• **Data entries**:
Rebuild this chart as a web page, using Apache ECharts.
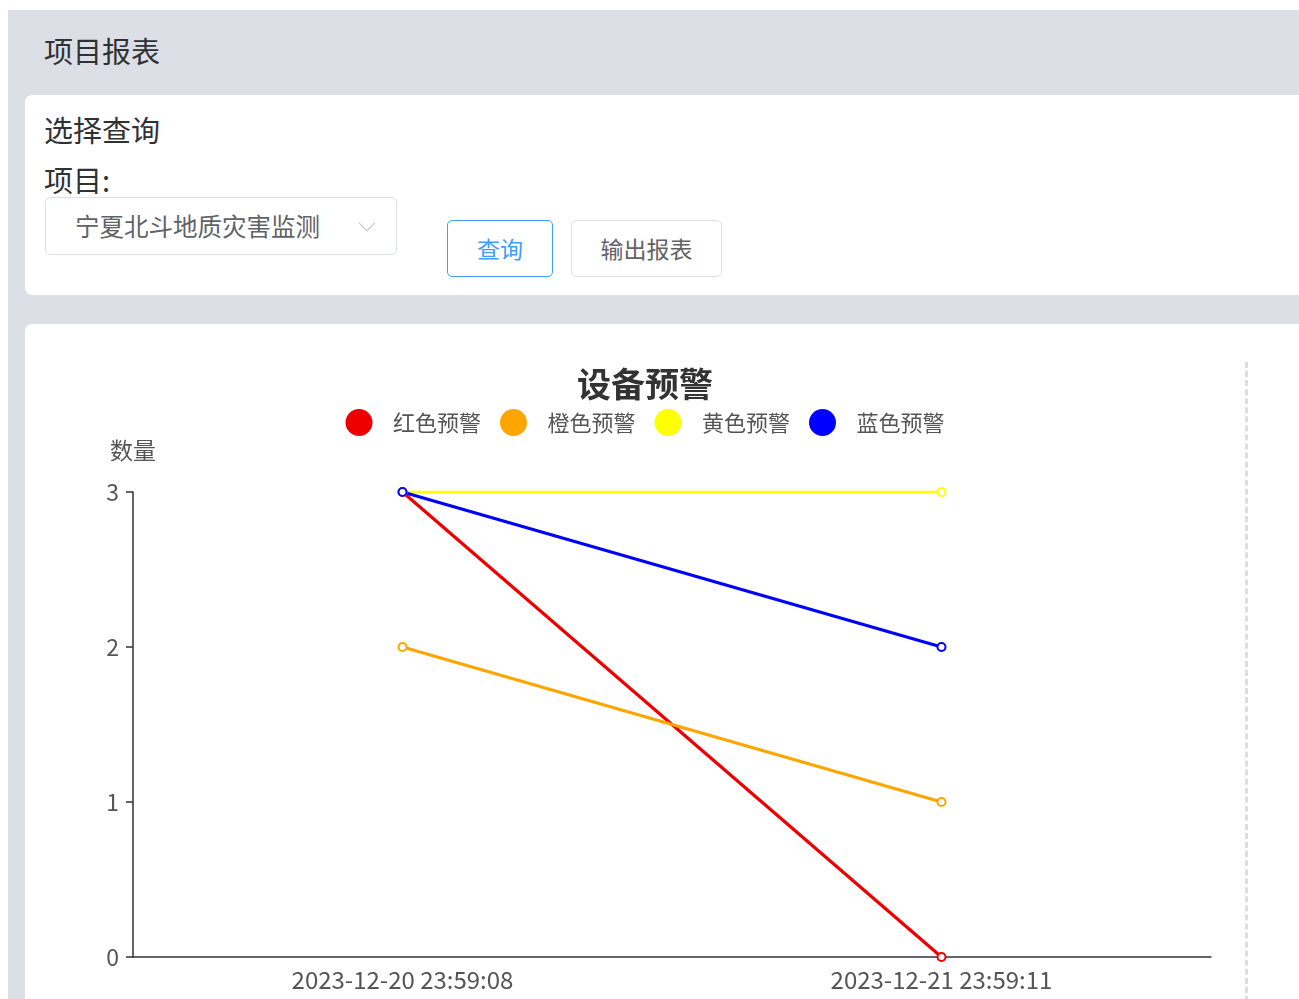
<!DOCTYPE html>
<html>
<head>
<meta charset="utf-8">
<script src="https://cdn.jsdelivr.net/npm/echarts@6/dist/echarts.min.js"></script>
<style>
  html, body { margin:0; padding:0; width:1299px; height:999px; overflow:hidden; background:#fff;
    font-family:"Noto Sans CJK SC","Noto Sans",sans-serif; }
  #bg { position:absolute; left:8px; top:10px; width:1400px; height:1100px; background:#dcdfe6; }
  #hdr { position:absolute; left:44px; top:31px; font-size:29px; color:#303133; line-height:38px; }
  .card { position:absolute; left:25px; width:1400px; background:#fff; border-radius:7px; }
  #c1 { top:95px; height:200px; }
  #c2 { top:324px; height:800px; }
  #t1 { position:absolute; left:44px; top:109px; font-size:29px; color:#303133; line-height:40px; }
  #t2 { position:absolute; left:44px; top:159px; font-size:29px; color:#303133; line-height:40px; }
  #sel { position:absolute; left:45px; top:197px; width:352px; height:58px; border:1px solid #dcdfe6; border-radius:5px; box-sizing:border-box; }
  #sel span { position:absolute; left:29px; top:11px; font-size:24.5px; color:#606266; line-height:34px; }
  #sel i { position:absolute; left:315px; top:19px; width:11px; height:11px; border-right:1.5px solid #c0c4cc; border-bottom:1.5px solid #c0c4cc; transform:rotate(45deg); }
  .btn { position:absolute; top:220px; height:57px; box-sizing:border-box; border-radius:5px; font-size:23px; line-height:54px; text-align:center; }
  #b1 { left:447px; width:106px; border:1.5px solid #409eff; color:#409eff; }
  #b2 { left:571px; width:151px; border:1px solid #dcdfe6; color:#606266; }
  #chart { position:absolute; left:43px; top:345px; width:1204px; height:654px; }
  #dash { position:absolute; left:1245px; top:362px; width:0; height:640px; border-left:3px dashed #dedede; }
</style>
</head>
<body>
<div id="bg"></div>
<div id="hdr">项目报表</div>
<div class="card" id="c1"></div>
<div id="t1">选择查询</div>
<div id="t2">项目:</div>
<div id="sel"><span>宁夏北斗地质灾害监测</span><i></i></div>
<div class="btn" id="b1">查询</div>
<div class="btn" id="b2">输出报表</div>
<div class="card" id="c2"></div>
<div id="dash"></div>
<div id="chart"></div>
<script>
const categories = ['2023-12-20 23:59:08', '2023-12-21 23:59:11'];
const seriesNames = ['红色预警', '橙色预警', '黄色预警', '蓝色预警'];
const seriesColors = ['#ee0000', '#ffa500', '#ffff00', '#0000ff'];
const redValues = [3, 0];
const orangeValues = [2, 1];
const yellowValues = [3, 3];
const blueValues = [3, 2];
const yTicks = [0, 1, 2, 3];

const valueLists = [redValues, orangeValues, yellowValues, blueValues];
const chart = echarts.init(document.getElementById('chart'));
const font = '"Noto Sans CJK SC","Noto Sans",sans-serif';
chart.setOption({
  animation: false,
  color: seriesColors,
  title: {
    text: '设备预警', left: 'center', top: 17,
    textStyle: { fontSize: 34, fontWeight: 'bold', color: '#333', fontFamily: font }
  },
  legend: {
    top: 59, left: 'center', icon: 'circle', itemWidth: 58, itemHeight: 27, itemGap: 19,
    data: seriesNames,
    textStyle: { fontSize: 22, color: '#555', fontFamily: font }
  },
  grid: { left: 90, right: 36, top: 147, bottom: 42, containLabel: false },
  xAxis: {
    type: 'category', data: categories, boundaryGap: true,
    axisLine: { lineStyle: { color: '#333', width: 1.5 } },
    axisTick: { length: 7, lineStyle: { color: '#333', width: 1.5 } },
    axisLabel: { fontSize: 24, color: '#555', margin: 11, fontFamily: font }
  },
  yAxis: {
    type: 'value', min: yTicks[0], max: yTicks[yTicks.length - 1], interval: 1,
    name: '数量', nameGap: 30,
    nameTextStyle: { fontSize: 23, color: '#555', fontFamily: font },
    axisLine: { show: true, lineStyle: { color: '#333', width: 1.5 } },
    axisTick: { show: true, length: 7, lineStyle: { color: '#333', width: 1.5 } },
    splitLine: { show: false },
    axisLabel: { fontSize: 23, color: '#555', margin: 14, fontFamily: font }
  },
  series: seriesNames.map((n, i) => ({
    name: n, type: 'line', data: valueLists[i],
    symbol: 'emptyCircle', symbolSize: 8,
    lineStyle: { width: 3.2, color: seriesColors[i] },
    itemStyle: { color: seriesColors[i], borderWidth: 2 }
  }))
});
</script>
</body>
</html>
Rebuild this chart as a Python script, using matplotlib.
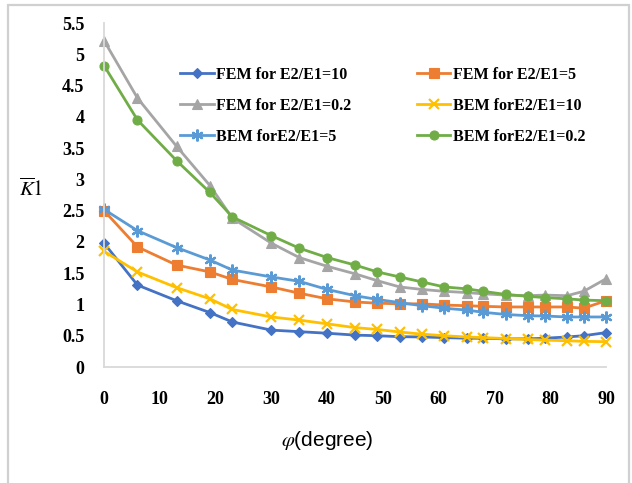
import matplotlib
matplotlib.use("Agg")
import matplotlib.pyplot as plt
from matplotlib.patches import Rectangle

# Inclination angle (degrees)
phi = [0, 6, 13, 19, 23, 30, 35, 40, 45, 49, 53, 57, 61, 65, 68, 72, 76, 79, 83, 86, 90]

# Normalised stress intensity factor K1
fem_10 = [1.98, 1.31, 1.06, 0.87, 0.72, 0.59, 0.565, 0.54, 0.51, 0.50, 0.485, 0.48,
          0.47, 0.46, 0.46, 0.45, 0.45, 0.46, 0.48, 0.50, 0.55]
fem_5 = [2.50, 1.92, 1.63, 1.52, 1.40, 1.28, 1.18, 1.09, 1.04, 1.02, 1.01, 1.01,
         0.99, 0.98, 0.97, 0.96, 0.96, 0.96, 0.96, 0.94, 1.06]
fem_02 = [5.22, 4.30, 3.53, 2.90, 2.38, 1.98, 1.75, 1.61, 1.49, 1.38, 1.28, 1.24,
          1.21, 1.19, 1.17, 1.15, 1.14, 1.15, 1.14, 1.21, 1.41]
bem_10 = [1.85, 1.52, 1.27, 1.09, 0.92, 0.80, 0.75, 0.69, 0.63, 0.60, 0.56, 0.525,
          0.50, 0.48, 0.47, 0.455, 0.44, 0.43, 0.42, 0.41, 0.405]
bem_5 = [2.52, 2.18, 1.91, 1.71, 1.55, 1.44, 1.37, 1.24, 1.14, 1.08, 1.03, 0.98,
         0.94, 0.91, 0.875, 0.84, 0.82, 0.815, 0.80, 0.80, 0.80]
bem_02 = [4.82, 3.95, 3.30, 2.79, 2.40, 2.10, 1.90, 1.75, 1.63, 1.52, 1.44, 1.36,
          1.28, 1.25, 1.21, 1.16, 1.13, 1.11, 1.09, 1.07, 1.06]

labels = ["FEM for E2/E1=10", "FEM for E2/E1=5", "FEM for E2/E1=0.2",
          "BEM forE2/E1=10", "BEM forE2/E1=5", "BEM forE2/E1=0.2"]
colors = ["#4472C4", "#ED7D31", "#A5A5A5", "#FFC000", "#5B9BD5", "#70AD47"]
markers = ["D", "s", "^", "x", (6, 2, 0), "o"]
msizes = [5.5, 7, 7.5, 7.5, 8.5, 6.5]
yticks = [0, 0.5, 1, 1.5, 2, 2.5, 3, 3.5, 4, 4.5, 5, 5.5]
ytick_labels = ["0", "0.5", "1", "1.5", "2", "2.5", "3", "3.5", "4", "4.5", "5", "5.5"]
xticks = [0, 10, 20, 30, 40, 50, 60, 70, 80, 90]

plt.rcParams["mathtext.fontset"] = "stix"

W, H = 632, 483
fig = plt.figure(figsize=(W / 100, H / 100), dpi=100)
fig.patch.set_facecolor("white")

# outer frame
fig.patches.append(Rectangle((8 / W, -0.05), (629 - 8) / W, 1 - 5 / H + 0.05,
                             transform=fig.transFigure, fill=False,
                             edgecolor="#d0d0d0", linewidth=1.6))

ax = fig.add_axes([104 / W, (H - 367) / H, 502 / W, 344 / H])

series = [fem_10, fem_5, fem_02, bem_10, bem_5, bem_02]
handles = []
for ys, lab, c, m, ms in zip(series, labels, colors, markers, msizes):
    mew = 1.6 if m in ("x", (6, 2, 0)) else 0.8
    h, = ax.plot(phi, ys, color=c, marker=m, markersize=ms, linewidth=2.0,
                 markeredgewidth=mew, markerfacecolor=c, markeredgecolor=c,
                 label=lab, clip_on=False)
    handles.append(h)

ax.set_xlim(0, 90)
ax.set_ylim(0, 5.5)
ax.set_xticks(xticks)
ax.set_yticks(yticks)
ax.set_yticklabels(ytick_labels)

for s in ["top", "right"]:
    ax.spines[s].set_visible(False)
for s in ["left", "bottom"]:
    ax.spines[s].set_color("#d9d9d9")
    ax.spines[s].set_linewidth(1.3)

ax.tick_params(axis="both", length=0)
ax.tick_params(axis="y", pad=14)
ax.tick_params(axis="x", pad=17)
for t in ax.get_xticklabels() + ax.get_yticklabels():
    t.set_fontfamily("Liberation Serif")
    t.set_fontweight("bold")
    t.set_fontsize(13)

# legend: row-wise order in two columns
order = [0, 2, 4, 1, 3, 5]
leg = ax.legend([handles[i] for i in order], [labels[i] for i in order],
                ncol=2, loc="upper left", bbox_to_anchor=(0.139, 0.892),
                frameon=False, handlelength=2.1, handletextpad=0.15,
                columnspacing=4.1, labelspacing=0.94, borderaxespad=0,
                prop={"family": "Liberation Serif", "weight": "bold", "size": 11.5})

fig.text(31 / W, 1 - 189 / H, r"$\overline{K}1$", fontsize=15,
         ha="center", va="center")
fig.text(327 / W, 1 - 440 / H, r"$\varphi$(degree)", fontsize=15,
         family="Liberation Sans", ha="center", va="center")

fig.savefig("out.png", dpi=100, facecolor="white")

• **What is needed**:
Write out exactly the lines from the one that has "Rebuild this chart as a Python" down to the one that has "83, 86, 90]", including both. Pictures stay out of the copy.

• **Exercise response**:
Rebuild this chart as a Python script, using matplotlib.
import matplotlib
matplotlib.use("Agg")
import matplotlib.pyplot as plt
from matplotlib.patches import Rectangle

# Inclination angle (degrees)
phi = [0, 6, 13, 19, 23, 30, 35, 40, 45, 49, 53, 57, 61, 65, 68, 72, 76, 79, 83, 86, 90]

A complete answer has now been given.